Fonte foto: lamialiguria.it
In autunno, tanto tempo fa, quando l’Appennino ligure non era altro che un’unica distesa di boschi di castagno tanto da venire soprannominata la “civilità della castagna“, quest’ultima era, appunto, l’alimento a disposizione più diffuso e abbondante tra la popolazione contadina.
Si sceglieva di cucinare le castagne durante le serate di festa nella classica padella forata e venivano chiamate le “rustie” che accompagnavano le runioni serali nelle cucine o nelle stalle. Quando le castagne venivano semplicemente lessate in acqua, con la buccia, aggiungendo semplicemente un pizzico di sale, nascevano i cosiddetti “balletti” (per i movimenti che facevano le castagne all’interno della pentola quando l’acqua bolliva); in questo caso, l’acqua di cottura assumeva un colore marrone e, per questo, ancora oggi, tra i genovesi c’è il detto “chiaro come l’acqua dei balletti” per apostrofare qualcuno poco trasparente, un po’ losco.
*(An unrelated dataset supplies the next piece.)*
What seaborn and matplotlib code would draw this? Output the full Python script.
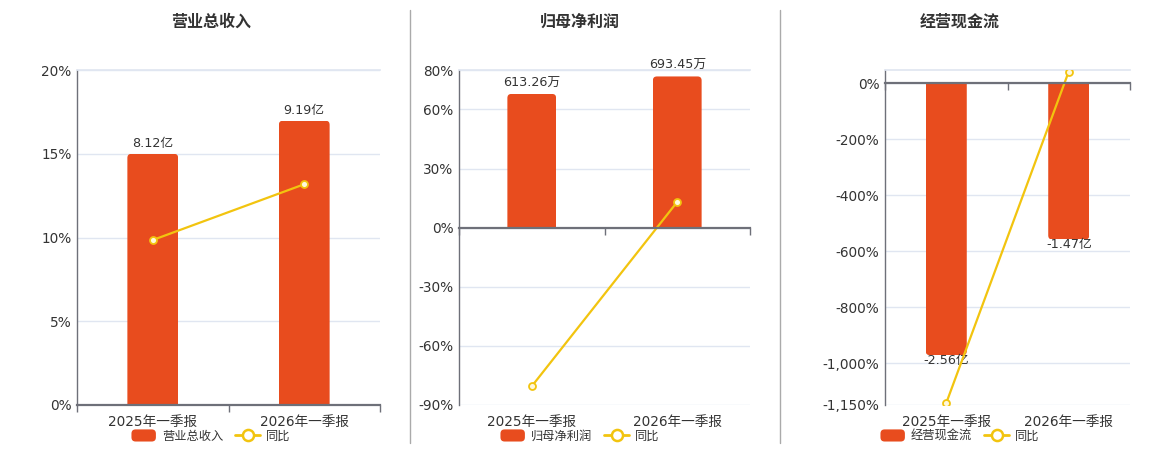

Le ricette che si preparavano con le castagne e con la loro farina, fino a qualche decennio fa erano molteplici, ed una in particolare era il castagnaccio, o come viene chiamato in dialetto, il “cacìn“, preparato con farina di castagne, uvetta, pinoli, semi di finocchio (o foglioline di rosmarino nelle zone più vicine alla Toscana) e, come ultimo tocco, si aggiungeva l’olio. Oggi, purtroppo, questa ricetta è poco conosciuta tra le nuove generazioni, e rimangono in poche le mani abili a prepararla, però si può trovare ancora in svariate sagre e feste sparse per tutto il territorio ligure.
C’è anche una leggenda legata al cacìn: proprio grazie alle proprietà che hanno le erbe aromatiche presenti in questo piatto, le anziane signore liguri raccontano alle proprie nipoti, generazione dopo generazione, che il castagnaccio ligure funzioni come filtro d’amore! Infatti, leggenda narra che se una ragazza offre un cacìn cucinato amorevolmente con le proprie mani al ragazzo che le piace, quest’ultimo non potrà fare altro che ricambiare il suo amore. Non ci credete? Provare non costa nulla…
Cucinare un cacìn non è complicato, e gli ingredienti necessari sono semplici e genuini. Per la cottura viene usato un tegame di rame stagnato, appositamente fatto per essere messo al forno; se non avete un utensile del genere, va bene anche una comunissima teglia rivestita di carta da forno.
La ricetta
Ingredienti
- 300 gr di farina di castagne
- 500 ml d’acqua fredda
- 100 gr di zucchero semolato
- 100 gr di pinoli
- 100 gr di uvetta già ammollata e strizzata
- scorza grattugiata di un limone (non trattato)
- 7 gr di finocchietto selvatico tritati
- 2 gr di sale fino
- gli aghi tritati di un rametto di rosmarino
- 30 ml di olio extravergine d’oliva
Procedimento
Come primissima cosa, accendete il forno in modalità “statico” e preriscaldatelo fino a 200°C. Prendete una ciotola e versateci dentro la farina di castagne e l’acqua fredda, poca alla volta, continuando a mescolare. Non aggiungete altra acqua fino a quando quella precedente non è stata assorbita dalla farina. Il risultato finale dovrà essere una pastella semi-liquida, morbida e senza grumi.
Prendete i pinoli, toglietene un pugno dal totale e mettetelo da parte. Prendete lo zucchero, toglietene un cucchiaio abbondante dal totale e mettetelo da parte. Prendete l’uvetta, toglietene un pugno dal totale e mettete anche questo da parte. Questi serviranno da decorazione appena prima di infornare il cacìn.
A questo punto, prendete i pinoli e lo zucchero ed aggiungeteli alla pastella nella ciotola. Continuate a mescolare con la frusta fino a che tutto non sarà ben amalgamato. Aggiungere il sale, l’uvetta, la buccia del limone grattugiata, l’olio ed il finocchietto. Amalgamate bene anche questi ultimi ingredienti e versate tutto il composto nel tegame di rame stagnato ben unto con dell’olio o nella teglia da forno. Livellate la pastella e, prima di infornare, guarnite con i pinoli, l’uvetta e lo zucchero che avevate lasciato da parte. In superficie spolverate anche con gli aghi di rosmarino tritati.
È giunto il momento di cuocere il cacìn: infornate a mezza altezza, a 200°C con il forno statico, per 35/40 minuti, ma controllate sempre la cottura. Sarà pronto quando lo vedrete diventare di un bel colore ambrato e quando sulla superficie appariranno delle piccole crepe. Si può mangiare sia caldo che freddo, ma il modo migliore di gustarlo è quando diventa tiepido.